December 03, 2012|By Edmund Sanders, Los Angeles Times
  • French President Francois Hollande holds a joint news conference with Italian Prime Minister Mario Monti (not shown) after a working lunch during the French-Italian Summit in Lyon, France, on Monday.
French President Francois Hollande holds a joint news conference with… (Etienne Laurent / European…)

JERUSALEM — Israel is facing an onslaught of criticism from European allies over its decision to revive a controversial West Bank settlement project known as E-1, which critics say could destroy efforts to create a Palestinian state.

The governments of Britain, France, Spain, Sweden and Denmark called their Israeli ambassadors in for meetings Monday to formally complain about the project, located on the outskirts of Jerusalem.

White House spokesman Jay Carney said the U.S., which has opposed the project for nearly 20 years, is urging "Israeli leaders to reconsider these actions."

Most of the world's countries view Israel's settlement construction on land it seized during the 1967 Middle East War as a violation of international law, and the U.S. and European governments have frequently issued public condemnations over new Jewish settlements in the past.

But the E-1 project is generating the harshest international response Israel has witnessed in years. The settlement is seen as particularly sensitive because it would virtually cut off access between the West Bank and Arab-dominated neighborhoods of East Jerusalem, which Palestinians hope to make the capital of their state.

During a news conference Monday, French President Francois Hollande called on Israel to cancel plans to resume preliminary planning for E-1, warning that a failure to do so could trigger punitive steps.

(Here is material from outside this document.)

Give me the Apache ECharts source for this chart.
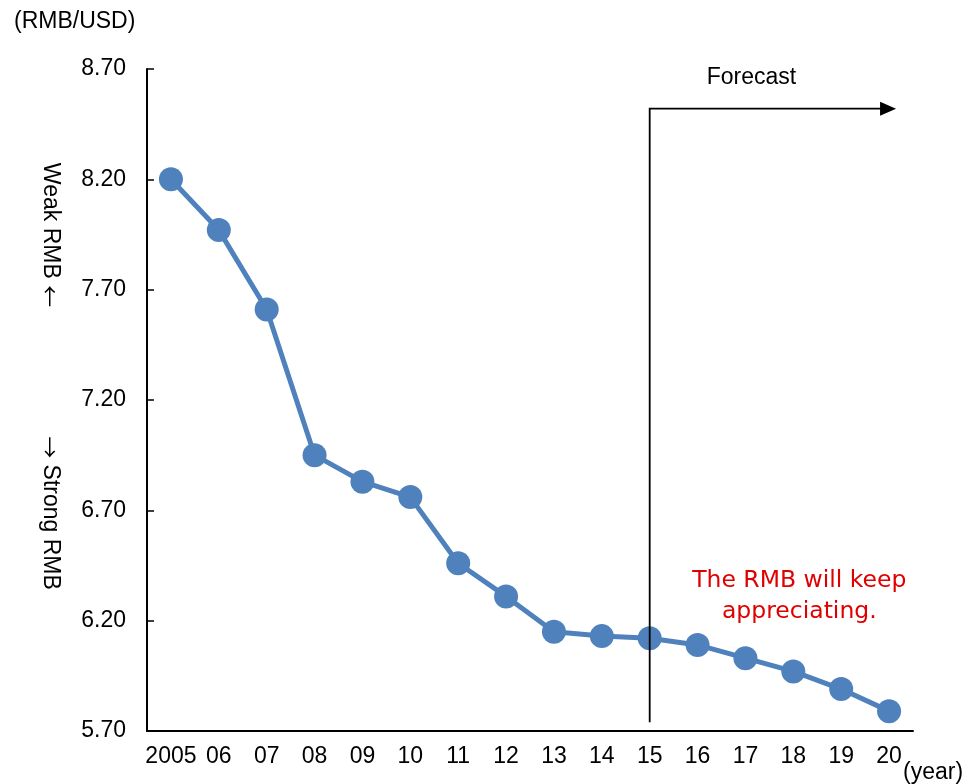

Asked if France would consider sanctions, Hollande told reporters: "We don't want to shift into sanctions mode. We are more focused on persuading. It's an important moment, but I appeal for responsibility."

Britain's Foreign Office said: "We deplore the recent Israeli government decision to build 3,000 new housing units and unfreeze development in the E-1 block. This threatens the viability of the two-state solution."

Israeli news media said that diplomats in London and Paris were considering recalling their ambassadors from Tel Aviv to protest the move, but Israeli government officials dismissed such reports, saying they doubted such drastic steps would be taken.

Yet Israeli officials acknowledged that they could not recall a time when European governments had reacted so sternly to an Israeli settlement plan. "They are very angry," said one government official not authorized to speak publicly. "I think we could get the cold shoulder from them the next time we need them to vote with us on something."

Israel's announcement came in response to last week's U.N. General Assembly vote upgrading the status of the Palestinian territories in the international body to nonmember observer state.

Israeli officials defended punitive measures, which also include withholding more than $100 million in tax revenue to the Palestinian Authority. They blamed the Palestinians for violating previous agreements by turning to the U.N. rather than returning to peace talks.

"Israel will remain adamant in its vital interests even in the face of international pressure and there will be no change in its decision," according to a statement from Prime Minister Benjamin Netanyahu's office Monday. "The one-sided Palestinian approach at the U.N. is a flagrant and fundamental violation of agreements vouched for by the international community. It's no wonder that Israel did not sit by in silence in light of the Palestinian unilateral measures."

Several European nations, including France, voted in favor of the Palestinian resolution, while others, including Britain, abstained. The Czech Republic was the only European nation to join Israel, the U.S. and six others in voting against the measure.